Discover the Keys to Managing Your Health
Acute and Chronic illnesses and injury can adversely affect your physical, emotional, relational and spiritual well being. Taking control over your life is vital to gaining well being and living life to the fullest. With good preventive care, early intervention, and the many treatment options available, management of many illnesses can be successful and provide individuals with a quality of life that allows for continued living with dignity
Obesity. At their most basic, the words “overweight” and “obesity” are ways to describe having too much body fat.
The most commonly used measure of weight status today is the body mass index, or BMI. BMI uses a simple calculation based on the ratio of someone’s height and weight (BMI = kg/m2). Decades of research have shown that BMI provides a good estimate of “fatness” and also correlates well with important health outcomes like heart disease, diabetes, cancer, and overall mortality. So it’s a useful tool for clinicians trying to screen to determine who may be at risk because of carrying around too much weight for their height.
Healthy BMI Ranges for Adults and Children
What’s considered a healthy BMI? For adult men and women, a BMI between 18.5 and 24.9. Overweight is defined as a BMI between 25.0 and 29.9; and obesity, a BMI of 30 or higher.

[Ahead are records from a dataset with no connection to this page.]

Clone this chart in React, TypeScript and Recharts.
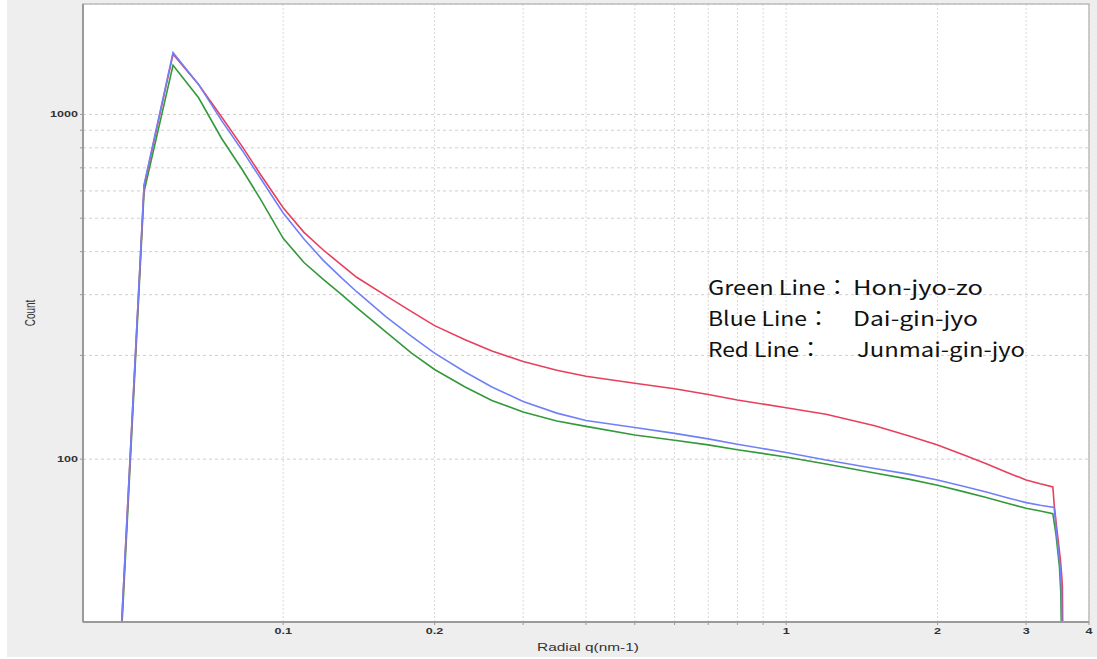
import React from "react";
import { LineChart, Line, XAxis, YAxis, CartesianGrid, ReferenceArea } from "recharts";

// Radial scattering profiles (q in nm-1, counts)
const BODY_Q = [0.0454, 0.0529, 0.0604, 0.0679, 0.0754, 0.083, 0.09, 0.1, 0.11, 0.12, 0.13, 0.14, 0.16, 0.18, 0.2, 0.23, 0.26, 0.3, 0.35, 0.4, 0.5, 0.6, 0.7, 0.8, 1.0, 1.2, 1.5, 1.75, 2.0, 2.25, 2.5, 2.75, 3.0, 3.2];

const RED_V = [8, 620, 1494, 1222, 985, 805, 672, 536, 455, 405, 368, 337, 298, 268, 244, 222, 206, 192, 181, 174, 166, 160, 154, 148.5, 141, 135, 125, 117, 110, 103, 97, 91.5, 87, 84.8];
const BLUE_V = [8, 625, 1511, 1222, 961, 785, 655, 518, 435, 378, 338, 306, 259, 227, 203, 179, 162, 147, 136, 129.5, 123.5, 118.8, 114.5, 110.5, 104.5, 99.5, 94, 90.5, 87, 83.5, 80.3, 77.3, 74.8, 73.5];
const GREEN_V = [7.5, 597, 1388, 1118, 853, 690, 570, 437, 372, 333, 302, 275, 234, 203, 182, 162, 148, 137, 129, 124.5, 117.5, 113.5, 110, 106.5, 101.5, 96.8, 91.2, 87.5, 84, 80.5, 77.4, 74.5, 72, 70.7];

// cut-off at the detector edge
const RED_TAIL_Q = [3.39, 3.41, 3.46, 3.51, 3.53, 3.542, 3.555];
const RED_TAIL_V = [83.1, 74, 61, 51, 46, 42.5, 20];
const BLUE_TAIL_Q = [3.41, 3.452, 3.505, 3.526, 3.545];
const BLUE_TAIL_V = [72.4, 60, 48.6, 42.5, 20];
const GREEN_TAIL_Q = [3.39, 3.441, 3.494, 3.516, 3.54];
const GREEN_TAIL_V = [69.5, 60, 48.6, 41, 20];

const X_TICKS = [0.1, 0.2, 0.3, 0.4, 0.5, 0.6, 0.7, 0.8, 0.9, 1, 2, 3, 4];
const X_LABELED = [0.1, 0.2, 1, 2, 3, 4];
const Y_TICKS = [100, 200, 300, 400, 500, 600, 700, 800, 900, 1000];
const Y_LABELED = [100, 1000];

const X_DOMAIN = [0.04, 4];
const Y_DOMAIN = [33.7, 2091];

const RED = "#e8405c";
const BLUE = "#6f80f8";
const GREEN = "#34993a";
const AXIS = "#9a9a9a";
const FONT = "'Liberation Sans', Arial, sans-serif";
const JP_FONT = "'Noto Sans CJK JP', sans-serif";

const toPoints = (q: number[], v: number[], tq: number[], tv: number[]) =>
  [...q, ...tq].map((x, i) => ({ q: x, v: i < v.length ? v[i] : tv[i - v.length] }));

const tickText = { fontSize: 9, fontWeight: 700, fill: "#333", fontFamily: FONT };

// the source image is stretched sideways, so the labels are widened to match
function XTick({ x, y, payload }: any) {
  if (!X_LABELED.includes(payload.value)) return <g />;
  return (
    <g transform={`translate(${x},${y})`}>
      <text x={0} y={0} dy={7} textAnchor="middle" transform="scale(1.4,1)" style={tickText}>
        {String(payload.value)}
      </text>
    </g>
  );
}

function YTick({ x, y, payload }: any) {
  if (!Y_LABELED.includes(payload.value)) return <g />;
  return (
    <g transform={`translate(${x},${y})`}>
      <text x={0} y={0} dy={3} textAnchor="end" transform="scale(1.4,1)" style={tickText}>
        {String(payload.value)}
      </text>
    </g>
  );
}

const LEGEND = [
  { label: "Green Line：", labelW: 141, name: "Hon-jyo-zo", nameX: 853, nameW: 130, y: 295 },
  { label: "Blue Line：", labelW: 122, name: "Dai-gin-jyo", nameX: 853, nameW: 125, y: 326 },
  { label: "Red Line：", labelW: 114, name: "Junmai-gin-jyo", nameX: 857, nameW: 168, y: 357 },
];

export default function App() {
  return (
    <div style={{ position: "absolute", left: 0, top: 0, width: 1097, height: 659, background: "#fff" }}>
      <div style={{ position: "absolute", left: 7, top: 0, width: 1090, height: 657, background: "#eeeeee" }} />
      <div style={{ position: "absolute", left: 0, top: 0 }}>
        <LineChart width={1097} height={659} margin={{ top: 4, right: 8, bottom: 3, left: 23 }}>
          <CartesianGrid vertical={false} stroke="#cfcfcf" strokeDasharray="3 3" fill="#ffffff" />
          <CartesianGrid horizontal={false} stroke="#d9d9d9" strokeDasharray="2 2" />
          <XAxis
            dataKey="q"
            type="number"
            scale="log"
            domain={X_DOMAIN}
            allowDataOverflow
            ticks={X_TICKS}
            interval={0}
            height={34}
            tickSize={3}
            tick={<XTick />}
            axisLine={{ stroke: AXIS, strokeWidth: 2 }}
            tickLine={{ stroke: AXIS }}
          />
          <YAxis
            type="number"
            scale="log"
            domain={Y_DOMAIN}
            allowDataOverflow
            ticks={Y_TICKS}
            interval={0}
            width={60}
            tickSize={3}
            tick={<YTick />}
            axisLine={{ stroke: AXIS, strokeWidth: 2 }}
            tickLine={{ stroke: AXIS }}
          />
          <ReferenceArea
            x1={X_DOMAIN[0]}
            x2={X_DOMAIN[1]}
            y1={Y_DOMAIN[0]}
            y2={Y_DOMAIN[1]}
            fill="none"
            stroke="#bdbdbd"
            strokeWidth={1.5}
            ifOverflow="visible"
          />
          <Line data={toPoints(BODY_Q, GREEN_V, GREEN_TAIL_Q, GREEN_TAIL_V)} dataKey="v" stroke={GREEN} strokeWidth={1.6} dot={false} isAnimationActive={false} />
          <Line data={toPoints(BODY_Q, RED_V, RED_TAIL_Q, RED_TAIL_V)} dataKey="v" stroke={RED} strokeWidth={1.6} dot={false} isAnimationActive={false} />
          <Line data={toPoints(BODY_Q, BLUE_V, BLUE_TAIL_Q, BLUE_TAIL_V)} dataKey="v" stroke={BLUE} strokeWidth={1.6} dot={false} isAnimationActive={false} />
        </LineChart>
      </div>
      <svg width={1097} height={659} style={{ position: "absolute", left: 0, top: 0, pointerEvents: "none" }}>
        <text transform="translate(588,651) scale(1.4,1)" textAnchor="middle" fontSize={11} fill="#333" fontFamily={FONT}>
          Radial q(nm-1)
        </text>
        <text transform="translate(35,313) rotate(-90) scale(1,1.4)" textAnchor="middle" fontSize={10} fill="#333" fontFamily={FONT}>
          Count
        </text>
        {LEGEND.map((l) => (
          <g key={l.name} fontSize={20} fill="#111" fontFamily={JP_FONT}>
            <text x={708} y={l.y} textLength={l.labelW} lengthAdjust="spacingAndGlyphs">{l.label}</text>
            <text x={l.nameX} y={l.y} textLength={l.nameW} lengthAdjust="spacingAndGlyphs">{l.name}</text>
          </g>
        ))}
      </svg>
    </div>
  );
}
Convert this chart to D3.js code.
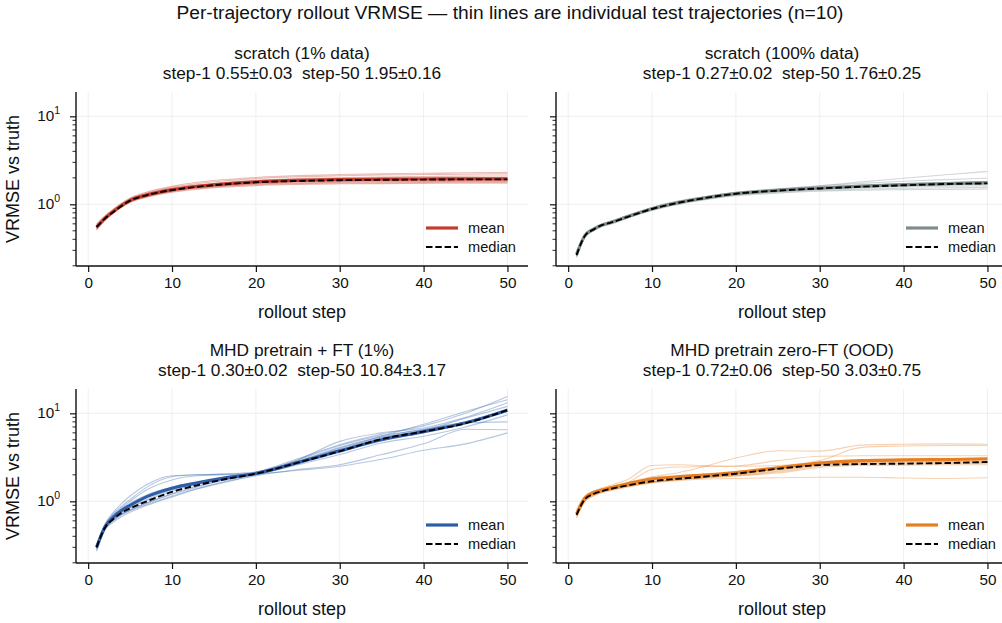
<!DOCTYPE html>
<html>
<head>
<meta charset="utf-8">
<script src="https://cdn.jsdelivr.net/npm/d3@7"></script>
<style>
  body { margin: 0; background: #fff; }
  text { font-family: "Liberation Sans", Arial, sans-serif; fill: #111; white-space: pre; }
</style>
</head>
<body>
<div id="chart"></div>
<script>
const steps = [1, 2, 3, 4, 5, 7, 10, 13, 16, 20, 25, 30, 35, 40, 45, 50];

const panelNames = ["scratch (1% data)", "scratch (100% data)", "MHD pretrain + FT (1%)", "MHD pretrain zero-FT (OOD)"];
const panelStats = ["step-1 0.55\u00b10.03  step-50 1.95\u00b10.16", "step-1 0.27\u00b10.02  step-50 1.76\u00b10.25",
                    "step-1 0.30\u00b10.02  step-50 10.84\u00b13.17", "step-1 0.72\u00b10.06  step-50 3.03\u00b10.75"];
const panelColors = ["#c63b2c", "#7f8c8d", "#2f5ea8", "#e67e22"];
const yTicks = [1, 10];
const xTicks = [0, 10, 20, 30, 40, 50];

// scratch (1% data)
const scratch1Traj = [
  [0.58,0.73,0.88,1.03,1.18,1.38,1.60,1.78,1.90,2.02,2.12,2.18,2.22,2.25,2.28,2.30],
  [0.60,0.74,0.87,1.02,1.16,1.35,1.56,1.72,1.84,1.96,2.05,2.11,2.15,2.18,2.20,2.22],
  [0.56,0.71,0.85,1.00,1.14,1.32,1.52,1.66,1.77,1.88,1.96,2.01,2.04,2.07,2.09,2.10],
  [0.54,0.69,0.83,0.98,1.12,1.29,1.49,1.62,1.72,1.82,1.90,1.95,1.98,2.00,2.01,2.02],
  [0.55,0.70,0.83,0.97,1.11,1.28,1.47,1.60,1.70,1.79,1.86,1.90,1.92,1.94,1.95,1.95],
  [0.53,0.68,0.81,0.95,1.09,1.25,1.44,1.57,1.67,1.76,1.82,1.86,1.88,1.89,1.90,1.90],
  [0.52,0.67,0.80,0.94,1.07,1.23,1.41,1.54,1.63,1.72,1.78,1.81,1.83,1.84,1.85,1.85],
  [0.56,0.69,0.82,0.95,1.08,1.24,1.41,1.53,1.62,1.70,1.75,1.78,1.80,1.81,1.82,1.82],
  [0.51,0.66,0.79,0.93,1.06,1.22,1.39,1.51,1.60,1.67,1.72,1.75,1.76,1.77,1.78,1.78],
  [0.53,0.67,0.80,0.93,1.05,1.20,1.37,1.48,1.56,1.63,1.68,1.71,1.72,1.73,1.74,1.74]
];
const scratch1Mean   = [0.55,0.69,0.83,0.97,1.11,1.28,1.47,1.60,1.70,1.80,1.87,1.91,1.93,1.94,1.95,1.95];
const scratch1Median = [0.55,0.69,0.82,0.96,1.10,1.27,1.45,1.58,1.68,1.78,1.84,1.88,1.90,1.91,1.92,1.92];

// scratch (100% data)
const scratch100Traj = [
  [0.27,0.45,0.53,0.59,0.63,0.74,0.92,1.08,1.21,1.37,1.49,1.62,1.80,1.98,2.17,2.36],
  [0.28,0.46,0.54,0.60,0.64,0.74,0.92,1.08,1.21,1.37,1.50,1.62,1.73,1.83,1.91,1.98],
  [0.26,0.44,0.52,0.58,0.62,0.72,0.90,1.05,1.19,1.35,1.47,1.56,1.64,1.71,1.76,1.80],
  [0.29,0.45,0.52,0.58,0.62,0.72,0.89,1.04,1.17,1.33,1.45,1.54,1.62,1.68,1.73,1.76],
  [0.25,0.43,0.51,0.57,0.61,0.71,0.88,1.03,1.16,1.32,1.43,1.52,1.59,1.65,1.70,1.73],
  [0.27,0.44,0.51,0.58,0.62,0.72,0.89,1.04,1.17,1.32,1.43,1.51,1.58,1.63,1.67,1.70],
  [0.26,0.43,0.50,0.56,0.60,0.70,0.87,1.02,1.15,1.31,1.42,1.50,1.57,1.62,1.66,1.68],
  [0.28,0.45,0.52,0.57,0.61,0.71,0.88,1.03,1.16,1.30,1.40,1.48,1.54,1.58,1.61,1.62],
  [0.25,0.42,0.50,0.56,0.60,0.70,0.87,1.01,1.13,1.27,1.37,1.44,1.49,1.52,1.54,1.55],
  [0.26,0.43,0.50,0.56,0.59,0.69,0.85,0.99,1.11,1.25,1.34,1.41,1.45,1.47,1.48,1.49]
];
const scratch100Mean   = [0.27,0.44,0.52,0.58,0.62,0.72,0.89,1.04,1.17,1.32,1.44,1.53,1.61,1.67,1.72,1.76];
const scratch100Median = [0.265,0.44,0.515,0.58,0.615,0.715,0.885,1.035,1.165,1.32,1.43,1.515,1.585,1.645,1.70,1.73];

// MHD pretrain + FT (1%)
const finetuneTraj = [
  [0.29,0.52,0.68,0.82,0.95,1.18,1.45,1.65,1.85,2.15,3.05,4.40,5.80,7.20,10.0,15.5],
  [0.31,0.55,0.75,0.95,1.15,1.55,1.95,2.00,2.05,2.15,2.85,4.00,5.50,7.50,10.5,14.3],
  [0.30,0.50,0.62,0.72,0.80,0.96,1.22,1.48,1.74,2.05,2.95,4.80,6.00,6.80,9.00,13.2],
  [0.28,0.48,0.60,0.70,0.78,0.92,1.15,1.40,1.65,2.00,2.75,3.90,5.30,6.40,8.80,12.0],
  [0.30,0.54,0.72,0.88,1.05,1.45,1.90,2.00,2.02,2.08,2.70,3.60,5.00,6.00,7.90,11.2],
  [0.32,0.50,0.64,0.75,0.85,1.05,1.35,1.60,1.85,2.10,2.95,4.30,5.60,6.50,7.80,10.5],
  [0.29,0.49,0.61,0.71,0.79,0.95,1.20,1.45,1.72,2.02,2.60,3.40,4.60,5.50,7.00,9.6],
  [0.30,0.50,0.63,0.74,0.84,1.02,1.30,1.55,1.80,2.08,2.85,4.10,5.40,6.60,7.80,8.0],
  [0.27,0.47,0.58,0.67,0.75,0.90,1.12,1.38,1.62,1.95,2.30,2.60,3.40,4.50,6.60,6.5],
  [0.31,0.53,0.70,0.85,1.00,1.35,1.75,1.95,2.00,2.05,2.25,2.50,3.00,3.80,4.50,6.0]
];
const finetuneMean   = [0.30,0.51,0.66,0.79,0.90,1.13,1.41,1.62,1.82,2.07,2.75,3.75,5.00,6.20,7.80,10.84];
const finetuneMedian = [0.30,0.50,0.63,0.74,0.83,1.00,1.28,1.52,1.76,2.06,2.75,3.70,5.10,6.20,7.70,10.9];

// MHD pretrain zero-FT (OOD)
const zeroShotTraj = [
  [0.72,1.08,1.25,1.36,1.45,1.62,1.90,2.10,2.45,3.10,3.75,3.72,4.35,4.45,4.50,4.45],
  [0.74,1.12,1.30,1.42,1.52,1.75,2.55,2.60,2.55,2.50,2.55,2.90,4.10,4.25,4.30,4.30],
  [0.70,1.05,1.22,1.33,1.42,1.62,2.30,2.45,2.48,2.52,2.90,3.25,3.30,3.30,3.30,3.30],
  [0.68,1.02,1.18,1.28,1.35,1.48,1.65,1.78,1.88,2.02,2.35,2.80,2.95,3.00,3.00,3.00],
  [0.80,1.15,1.30,1.38,1.45,1.58,1.75,1.85,1.95,2.10,2.38,2.70,2.80,2.82,2.84,2.85],
  [0.66,1.00,1.16,1.26,1.34,1.47,1.64,1.76,1.86,2.00,2.25,2.62,2.75,2.78,2.80,2.80],
  [0.71,1.06,1.20,1.29,1.36,1.49,1.67,1.77,1.86,1.98,2.20,2.55,2.68,2.72,2.74,2.75],
  [0.69,1.04,1.19,1.28,1.35,1.48,1.66,1.75,1.83,1.94,2.15,2.50,2.63,2.66,2.68,2.70],
  [0.73,1.07,1.23,1.31,1.38,1.50,1.68,1.78,1.85,1.95,2.10,2.42,2.55,2.58,2.60,2.60],
  [0.65,1.00,1.15,1.25,1.32,1.45,1.62,1.72,1.78,1.82,1.85,1.88,1.88,1.84,1.82,1.85]
];
const zeroShotMean   = [0.72,1.09,1.25,1.34,1.42,1.57,1.80,1.90,1.98,2.12,2.40,2.72,2.90,2.95,2.98,3.03];
const zeroShotMedian = [0.70,1.06,1.21,1.30,1.38,1.51,1.69,1.80,1.90,2.06,2.34,2.58,2.65,2.68,2.72,2.80];

const trajSets   = [scratch1Traj, scratch100Traj, finetuneTraj, zeroShotTraj];
const meanSets   = [scratch1Mean, scratch100Mean, finetuneMean, zeroShotMean];
const medianSets = [scratch1Median, scratch100Median, finetuneMedian, zeroShotMedian];

const width = 1002;
const height = 623;
const panelW = 452, panelH = 174;
const lefts = [76, 556];
const tops = [92, 389];

const svg = d3.select("#chart")
    .append("svg")
    .attr("width", width)
    .attr("height", height);

svg.append("text")
    .attr("x", 510).attr("y", 19)
    .attr("text-anchor", "middle")
    .attr("font-size", "19.2px")
    .text("Per-trajectory rollout VRMSE \u2014 thin lines are individual test trajectories (n=10)");

const x = d3.scaleLinear().domain([-1.45, 52.45]).range([0, panelW]);
const y = d3.scaleLog().domain([0.199, 18.9]).range([panelH, 0]);

// minor log ticks
const minorTicks = [];
[0.1, 1, 10].forEach(dec => {
  for (let k = 2; k <= 9; k++) {
    const v = dec * k;
    if (v >= y.domain()[0] && v <= y.domain()[1]) minorTicks.push(v);
  }
});

const line = d3.line()
    .x(d => x(d[0]))
    .y(d => y(d[1]))
    .curve(d3.curveMonotoneX);

const pairs = vals => steps.map((s, i) => [s, vals[i]]);

for (let p = 0; p < 4; p++) {
  const col = p % 2, row = Math.floor(p / 2);
  const g = svg.append("g").attr("transform", `translate(${lefts[col]},${tops[row]})`);
  const color = panelColors[p];

  // grid
  g.append("g").selectAll("line").data(xTicks).enter().append("line")
      .attr("x1", d => x(d)).attr("x2", d => x(d))
      .attr("y1", 0).attr("y2", panelH)
      .attr("stroke", "#ebebeb").attr("stroke-width", 0.8);
  g.append("g").selectAll("line").data(yTicks).enter().append("line")
      .attr("x1", 0).attr("x2", panelW)
      .attr("y1", d => y(d)).attr("y2", d => y(d))
      .attr("stroke", "#ebebeb").attr("stroke-width", 0.8);

  // individual trajectories
  g.append("g").selectAll("path").data(trajSets[p]).enter().append("path")
      .attr("d", d => line(pairs(d)))
      .attr("fill", "none")
      .attr("stroke", color)
      .attr("stroke-opacity", 0.35)
      .attr("stroke-width", 1.1);

  g.append("path")
      .attr("d", line(pairs(meanSets[p])))
      .attr("fill", "none").attr("stroke", color).attr("stroke-width", 3.2);

  g.append("path")
      .attr("d", line(pairs(medianSets[p])))
      .attr("fill", "none").attr("stroke", "#000").attr("stroke-width", 1.9)
      .attr("stroke-dasharray", "6.5,2.8");

  // axes
  const xAxis = g.append("g")
      .attr("transform", `translate(0,${panelH})`)
      .call(d3.axisBottom(x).tickValues(xTicks).tickSize(6).tickPadding(5));
  xAxis.selectAll("text").attr("font-size", "15.3px").attr("fill", "#111")
      .attr("font-family", "Liberation Sans, Arial, sans-serif");

  const yAxis = g.append("g")
      .call(d3.axisLeft(y).tickValues(yTicks).tickSize(6).tickFormat(""));
  yAxis.append("g").selectAll("line").data(minorTicks).enter().append("line")
      .attr("x1", -3.5).attr("x2", 0)
      .attr("y1", d => y(d)).attr("y2", d => y(d))
      .attr("stroke", "#111").attr("stroke-width", 0.9);

  [xAxis, yAxis].forEach(a => {
    a.select(".domain").attr("stroke", "#111").attr("stroke-width", 1.4);
    a.selectAll(".tick line").attr("stroke", "#111").attr("stroke-width", 1.2);
  });
  xAxis.select(".domain").attr("d", `M0,0H${panelW}`);
  yAxis.select(".domain").attr("d", `M0,0V${panelH}`);

  if (col === 0) {
    const lbl = g.append("g").selectAll("text").data(yTicks).enter().append("text")
        .attr("x", -16).attr("y", d => y(d) + 5)
        .attr("text-anchor", "end")
        .attr("font-size", "15.3px");
    lbl.append("tspan").text("10");
    lbl.append("tspan").attr("dy", -7).attr("font-size", "10.5px").text(d => Math.round(Math.log10(d)));

    g.append("text")
        .attr("transform", `translate(-57,${panelH / 2}) rotate(-90)`)
        .attr("text-anchor", "middle")
        .attr("font-size", "18px")
        .text("VRMSE vs truth");
  }

  g.append("text")
      .attr("x", panelW / 2).attr("y", panelH + 52)
      .attr("text-anchor", "middle")
      .attr("font-size", "18px")
      .text("rollout step");

  // titles
  g.append("text")
      .attr("x", panelW / 2).attr("y", -33)
      .attr("text-anchor", "middle")
      .attr("font-size", "17.3px")
      .text(panelNames[p]);
  g.append("text")
      .attr("x", panelW / 2).attr("y", -13)
      .attr("text-anchor", "middle")
      .attr("font-size", "17.3px")
      .text(panelStats[p]);

  // legend
  const leg = g.append("g").attr("transform", `translate(${panelW - 102},${panelH - 38})`);
  leg.append("line").attr("x1", 0).attr("x2", 32).attr("y1", 0).attr("y2", 0)
      .attr("stroke", color).attr("stroke-width", 3.2);
  leg.append("text").attr("x", 42).attr("y", 5).attr("font-size", "14.6px").text("mean");
  leg.append("line").attr("x1", 0).attr("x2", 32).attr("y1", 19).attr("y2", 19)
      .attr("stroke", "#000").attr("stroke-width", 1.9).attr("stroke-dasharray", "6.5,2.8");
  leg.append("text").attr("x", 42).attr("y", 24).attr("font-size", "14.6px").text("median");
}
</script>
</body>
</html>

As in adults, obesity is also a growing problem in children and adolescents. Because children grow at different rates, depending on their age and gender, the definitions of overweight and obesity in children and adolescents differ from those in adults. In the U.S., for example, the definition is based on standard growth charts developed by the Centers for Disease Control and Prevention. In children and adolescents age 2 to 20 years old, a BMI in the 85th to 94th percentiles for age and gender is consider overweight; a BMI in the 95th percentile or higher is considered obese. Internationally, the World Health Organization and the International Obesity Task Force have also developed definitions of childhood overweight and obesity.